● **PROVIDED DATA**

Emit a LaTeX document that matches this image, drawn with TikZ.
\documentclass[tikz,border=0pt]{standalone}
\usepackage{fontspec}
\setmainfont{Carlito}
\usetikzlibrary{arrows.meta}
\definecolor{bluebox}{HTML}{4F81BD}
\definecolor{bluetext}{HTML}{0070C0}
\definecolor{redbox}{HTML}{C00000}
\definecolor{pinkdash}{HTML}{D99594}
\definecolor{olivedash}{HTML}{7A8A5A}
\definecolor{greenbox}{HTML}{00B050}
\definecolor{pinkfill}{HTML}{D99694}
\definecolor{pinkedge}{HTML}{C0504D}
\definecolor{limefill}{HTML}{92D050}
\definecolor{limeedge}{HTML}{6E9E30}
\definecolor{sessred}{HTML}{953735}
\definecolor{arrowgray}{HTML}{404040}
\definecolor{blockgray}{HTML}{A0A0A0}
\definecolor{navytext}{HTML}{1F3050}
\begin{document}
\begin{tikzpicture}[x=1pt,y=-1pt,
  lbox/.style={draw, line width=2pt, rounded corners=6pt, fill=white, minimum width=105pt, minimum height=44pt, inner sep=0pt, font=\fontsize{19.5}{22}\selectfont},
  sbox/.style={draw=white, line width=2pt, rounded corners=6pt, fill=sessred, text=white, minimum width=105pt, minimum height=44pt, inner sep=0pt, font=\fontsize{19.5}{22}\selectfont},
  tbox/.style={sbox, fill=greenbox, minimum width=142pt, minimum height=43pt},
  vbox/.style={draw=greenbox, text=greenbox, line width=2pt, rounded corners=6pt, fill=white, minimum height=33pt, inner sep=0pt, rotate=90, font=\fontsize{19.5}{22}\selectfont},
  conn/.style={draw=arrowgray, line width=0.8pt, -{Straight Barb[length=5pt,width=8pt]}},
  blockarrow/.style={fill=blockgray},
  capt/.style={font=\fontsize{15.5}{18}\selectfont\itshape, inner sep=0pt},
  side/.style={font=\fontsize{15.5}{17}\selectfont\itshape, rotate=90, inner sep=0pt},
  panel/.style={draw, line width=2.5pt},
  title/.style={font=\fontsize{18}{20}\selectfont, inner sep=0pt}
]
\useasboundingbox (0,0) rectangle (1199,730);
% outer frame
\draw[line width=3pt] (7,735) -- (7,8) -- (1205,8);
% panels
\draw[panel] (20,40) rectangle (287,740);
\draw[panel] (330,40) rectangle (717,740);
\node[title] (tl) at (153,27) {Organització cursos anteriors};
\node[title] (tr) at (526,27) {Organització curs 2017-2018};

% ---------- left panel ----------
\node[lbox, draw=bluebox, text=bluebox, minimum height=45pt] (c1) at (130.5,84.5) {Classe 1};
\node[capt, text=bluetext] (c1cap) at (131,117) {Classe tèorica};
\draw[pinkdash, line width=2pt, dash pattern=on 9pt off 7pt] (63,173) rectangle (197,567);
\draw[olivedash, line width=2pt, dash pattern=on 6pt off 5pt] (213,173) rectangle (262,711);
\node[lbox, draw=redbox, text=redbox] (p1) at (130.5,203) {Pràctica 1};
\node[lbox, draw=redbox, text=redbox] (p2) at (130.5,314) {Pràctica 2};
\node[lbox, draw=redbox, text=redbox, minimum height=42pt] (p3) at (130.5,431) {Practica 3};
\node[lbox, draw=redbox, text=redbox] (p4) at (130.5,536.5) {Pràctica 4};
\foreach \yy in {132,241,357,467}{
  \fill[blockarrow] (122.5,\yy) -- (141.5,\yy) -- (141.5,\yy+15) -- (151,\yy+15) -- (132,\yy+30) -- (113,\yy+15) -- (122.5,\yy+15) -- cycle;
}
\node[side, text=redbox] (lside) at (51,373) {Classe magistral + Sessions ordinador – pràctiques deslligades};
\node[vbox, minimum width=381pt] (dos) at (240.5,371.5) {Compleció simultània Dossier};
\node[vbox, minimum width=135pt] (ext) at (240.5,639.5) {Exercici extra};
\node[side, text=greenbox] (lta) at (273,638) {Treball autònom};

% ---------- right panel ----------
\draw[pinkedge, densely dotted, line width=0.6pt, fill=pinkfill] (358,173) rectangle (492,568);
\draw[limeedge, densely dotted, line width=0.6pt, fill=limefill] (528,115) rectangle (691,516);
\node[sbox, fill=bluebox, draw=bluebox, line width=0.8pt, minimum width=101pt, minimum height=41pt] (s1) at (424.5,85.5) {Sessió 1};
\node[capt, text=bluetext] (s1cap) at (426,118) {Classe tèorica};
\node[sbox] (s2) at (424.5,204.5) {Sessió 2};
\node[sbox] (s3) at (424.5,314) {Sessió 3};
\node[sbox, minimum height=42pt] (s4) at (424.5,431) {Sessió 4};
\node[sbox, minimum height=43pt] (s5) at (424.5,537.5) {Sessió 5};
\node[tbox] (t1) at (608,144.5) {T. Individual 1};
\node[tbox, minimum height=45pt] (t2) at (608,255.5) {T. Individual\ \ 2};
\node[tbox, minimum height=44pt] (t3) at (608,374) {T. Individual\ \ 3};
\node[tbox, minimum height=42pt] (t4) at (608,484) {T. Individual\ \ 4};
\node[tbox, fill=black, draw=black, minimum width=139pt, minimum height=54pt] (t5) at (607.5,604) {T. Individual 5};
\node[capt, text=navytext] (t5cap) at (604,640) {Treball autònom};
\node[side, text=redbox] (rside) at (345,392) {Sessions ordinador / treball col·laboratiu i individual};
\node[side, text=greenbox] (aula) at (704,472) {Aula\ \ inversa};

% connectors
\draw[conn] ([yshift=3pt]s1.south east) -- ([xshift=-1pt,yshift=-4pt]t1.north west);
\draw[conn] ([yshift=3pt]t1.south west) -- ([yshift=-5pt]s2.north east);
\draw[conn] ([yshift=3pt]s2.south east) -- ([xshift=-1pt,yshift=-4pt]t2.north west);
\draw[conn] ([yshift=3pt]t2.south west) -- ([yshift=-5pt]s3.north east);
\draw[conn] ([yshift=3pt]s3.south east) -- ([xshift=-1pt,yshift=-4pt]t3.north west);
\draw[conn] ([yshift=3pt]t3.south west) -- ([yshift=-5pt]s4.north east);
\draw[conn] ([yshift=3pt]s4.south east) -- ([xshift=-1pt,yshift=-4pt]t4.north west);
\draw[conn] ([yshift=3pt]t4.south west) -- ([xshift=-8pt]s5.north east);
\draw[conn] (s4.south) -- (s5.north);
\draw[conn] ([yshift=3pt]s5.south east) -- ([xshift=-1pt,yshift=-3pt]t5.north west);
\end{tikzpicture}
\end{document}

--

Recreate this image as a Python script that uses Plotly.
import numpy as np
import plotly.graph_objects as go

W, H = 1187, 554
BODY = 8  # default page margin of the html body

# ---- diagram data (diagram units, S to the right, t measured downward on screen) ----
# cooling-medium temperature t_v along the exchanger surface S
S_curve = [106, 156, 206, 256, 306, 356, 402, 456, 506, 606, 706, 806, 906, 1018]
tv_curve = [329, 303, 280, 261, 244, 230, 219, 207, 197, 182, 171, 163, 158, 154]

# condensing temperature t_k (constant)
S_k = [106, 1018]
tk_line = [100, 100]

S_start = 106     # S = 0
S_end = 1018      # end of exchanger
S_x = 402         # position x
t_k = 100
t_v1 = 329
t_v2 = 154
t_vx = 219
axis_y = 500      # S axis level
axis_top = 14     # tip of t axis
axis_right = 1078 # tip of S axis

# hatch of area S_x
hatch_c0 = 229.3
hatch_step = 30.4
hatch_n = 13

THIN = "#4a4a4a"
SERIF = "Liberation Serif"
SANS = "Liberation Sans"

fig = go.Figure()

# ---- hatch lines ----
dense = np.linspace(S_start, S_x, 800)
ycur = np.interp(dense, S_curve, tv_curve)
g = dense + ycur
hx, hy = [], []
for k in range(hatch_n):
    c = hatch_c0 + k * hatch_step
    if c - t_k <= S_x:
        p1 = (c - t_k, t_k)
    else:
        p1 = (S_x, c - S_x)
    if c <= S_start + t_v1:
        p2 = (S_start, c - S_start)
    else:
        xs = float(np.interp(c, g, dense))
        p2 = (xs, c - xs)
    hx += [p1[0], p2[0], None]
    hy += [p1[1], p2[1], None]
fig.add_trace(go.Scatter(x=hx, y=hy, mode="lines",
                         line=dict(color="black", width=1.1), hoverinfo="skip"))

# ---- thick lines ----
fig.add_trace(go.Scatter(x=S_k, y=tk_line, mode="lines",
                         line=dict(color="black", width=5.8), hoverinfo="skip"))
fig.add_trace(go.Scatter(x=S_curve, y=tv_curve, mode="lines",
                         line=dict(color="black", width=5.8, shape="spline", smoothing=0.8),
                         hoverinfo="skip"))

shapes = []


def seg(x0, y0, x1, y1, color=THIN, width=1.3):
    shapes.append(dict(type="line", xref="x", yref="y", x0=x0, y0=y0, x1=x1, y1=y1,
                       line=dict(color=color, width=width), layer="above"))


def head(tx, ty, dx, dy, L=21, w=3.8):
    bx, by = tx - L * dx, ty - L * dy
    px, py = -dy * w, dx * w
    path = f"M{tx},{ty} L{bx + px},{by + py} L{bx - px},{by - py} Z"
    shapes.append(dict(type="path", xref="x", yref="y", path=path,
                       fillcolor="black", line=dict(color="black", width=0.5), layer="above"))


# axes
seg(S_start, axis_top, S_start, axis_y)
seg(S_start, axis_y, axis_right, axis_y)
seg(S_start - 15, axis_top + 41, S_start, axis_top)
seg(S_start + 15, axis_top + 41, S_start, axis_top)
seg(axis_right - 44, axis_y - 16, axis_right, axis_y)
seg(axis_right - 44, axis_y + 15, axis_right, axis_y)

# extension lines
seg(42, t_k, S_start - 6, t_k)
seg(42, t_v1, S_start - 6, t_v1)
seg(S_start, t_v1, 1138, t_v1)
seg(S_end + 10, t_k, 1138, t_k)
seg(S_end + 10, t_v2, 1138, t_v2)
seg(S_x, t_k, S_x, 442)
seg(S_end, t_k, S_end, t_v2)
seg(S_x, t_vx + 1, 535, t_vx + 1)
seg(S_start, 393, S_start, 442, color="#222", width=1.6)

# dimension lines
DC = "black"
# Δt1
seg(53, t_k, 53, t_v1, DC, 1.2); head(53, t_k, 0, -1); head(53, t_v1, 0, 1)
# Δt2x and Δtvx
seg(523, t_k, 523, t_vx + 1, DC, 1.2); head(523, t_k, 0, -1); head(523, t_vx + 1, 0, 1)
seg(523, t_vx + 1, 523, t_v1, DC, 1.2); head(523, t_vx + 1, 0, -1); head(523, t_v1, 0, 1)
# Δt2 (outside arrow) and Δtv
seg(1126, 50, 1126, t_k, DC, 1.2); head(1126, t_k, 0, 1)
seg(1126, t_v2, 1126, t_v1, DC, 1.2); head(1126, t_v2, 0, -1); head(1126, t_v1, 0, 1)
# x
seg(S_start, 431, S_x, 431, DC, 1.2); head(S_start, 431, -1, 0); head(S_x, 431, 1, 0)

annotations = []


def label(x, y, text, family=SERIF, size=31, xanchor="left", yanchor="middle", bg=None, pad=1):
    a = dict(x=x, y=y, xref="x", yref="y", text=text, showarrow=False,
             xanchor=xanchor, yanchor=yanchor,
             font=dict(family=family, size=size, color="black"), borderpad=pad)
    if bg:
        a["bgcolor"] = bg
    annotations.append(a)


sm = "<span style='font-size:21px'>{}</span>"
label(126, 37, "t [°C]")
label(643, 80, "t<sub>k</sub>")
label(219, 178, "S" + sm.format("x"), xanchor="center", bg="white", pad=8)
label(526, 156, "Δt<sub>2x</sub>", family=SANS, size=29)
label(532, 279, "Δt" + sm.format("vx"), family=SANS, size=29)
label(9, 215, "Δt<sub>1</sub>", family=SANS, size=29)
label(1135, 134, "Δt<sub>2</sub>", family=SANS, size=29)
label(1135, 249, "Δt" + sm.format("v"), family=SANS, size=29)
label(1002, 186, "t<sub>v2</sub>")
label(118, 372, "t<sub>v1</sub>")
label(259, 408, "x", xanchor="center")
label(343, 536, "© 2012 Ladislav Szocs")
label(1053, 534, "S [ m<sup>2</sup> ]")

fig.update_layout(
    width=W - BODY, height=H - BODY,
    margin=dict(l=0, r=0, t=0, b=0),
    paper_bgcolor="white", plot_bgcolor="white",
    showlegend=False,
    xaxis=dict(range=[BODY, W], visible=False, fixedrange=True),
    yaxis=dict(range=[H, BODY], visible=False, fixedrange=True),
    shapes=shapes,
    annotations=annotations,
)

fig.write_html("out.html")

==

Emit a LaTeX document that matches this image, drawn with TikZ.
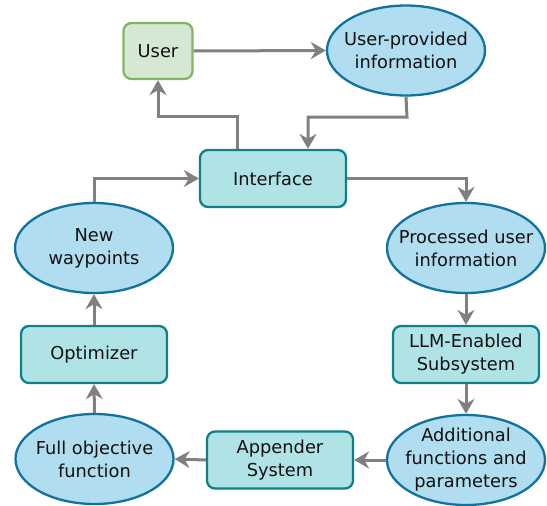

● **TASK STATEMENT**
Repeat, unchanged, every line from the one that contains "Recreate this image" to the one that contains "tk_line = [100, 100]", including both, and no other line.

● **EXERCISE SOLUTION**
Recreate this image as a Python script that uses Plotly.
import numpy as np
import plotly.graph_objects as go

W, H = 1187, 554
BODY = 8  # default page margin of the html body

# ---- diagram data (diagram units, S to the right, t measured downward on screen) ----
# cooling-medium temperature t_v along the exchanger surface S
S_curve = [106, 156, 206, 256, 306, 356, 402, 456, 506, 606, 706, 806, 906, 1018]
tv_curve = [329, 303, 280, 261, 244, 230, 219, 207, 197, 182, 171, 163, 158, 154]

# condensing temperature t_k (constant)
S_k = [106, 1018]
tk_line = [100, 100]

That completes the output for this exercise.